Before the trial judge accepts a guilty or nolo contendere plea, he must determine that the defendant either 1) acknowledges his guilt, or 2) acknowledges that he feels the plea to be in his best interest, while maintaining his innocence.

Here, appellant alleges that he maintained his innocence and pleaded nolo contendere pursuant to a plea bargain. If true, such a plea should not be an admission by the defendant that he had committed a crime constituting a violation of probation as would occur upon a guilty plea.

While Florida Rule of Criminal Procedure 3.172(a) requires the trial judge satisfy himself that a nolo contendere plea is extended voluntarily and that there is a factual basis for it prior to accepting the plea, there is no requirement that defendant acknowledge or admit guilt. Therefore, at the hearing to determine whether a defendant is guilty of a parole violation, an inquiry should be made into the circumstances of the court's acceptance of the nolo plea. If the plea of nolo contendere was accepted while defendant maintained innocence, an inquiry should be made to determine if the defendant did violate the conditions of his probation. However the court cannot base the probation violation on the nolo plea alone. In the case before us, there was no finding by the court that appellant did, in fact, violate the terms of his probation.

We therefore REVERSE and REMAND for further proceedings.

SHARP, J., concurs.

COBB, J., dissents with opinion.

COBB, Judge, dissenting.

The nolo contendere plea referred to in the majority opinion resulted in an adjudication of guilt by the trial judge in that case. That conviction was never reversed and cannot be collaterally attacked in the subsequent revocation hearing. A conviction is a sufficient basis for revocation of probation. State v. Spratling, 336 So.2d 361 (Fla. 1976); Dearing v. State, 388 So.2d 296 (Fla. 3d DCA 1980); Franklin v. State, 356 So.2d 1352 (Fla. 2d DCA 1978); Demchak v. State, 351 So.2d 1053 (Fla. 4th DCA 1977). Florida Rule of Criminal Procedure 3.172(a) provides:

Before accepting a plea of guilty or nolo contendere the trial judge shall satisfy himself that the plea is voluntarily entered and that there is a factual basis for it.

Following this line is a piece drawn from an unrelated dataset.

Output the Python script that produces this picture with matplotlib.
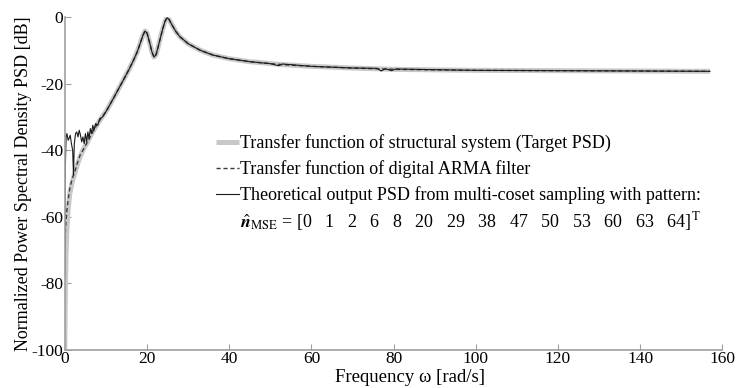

Contrary to the implication of the majority opinion, a factual basis of guilt was required for the trial judge to enter a judgment of conviction based upon the nolo plea. We have no right whatsoever to assume, absent any record to the contrary, that the trial judge in the earlier case failed to perform his procedural duty. I would affirm.

NOTES

[1] The state merely introduced the judgment. Appellant testified a woman in Zayres dropped her bag in the exit door; he picked it up, and attempted to return it to her. The store security guards stopped him. The bag contained unpaid for women's clothing.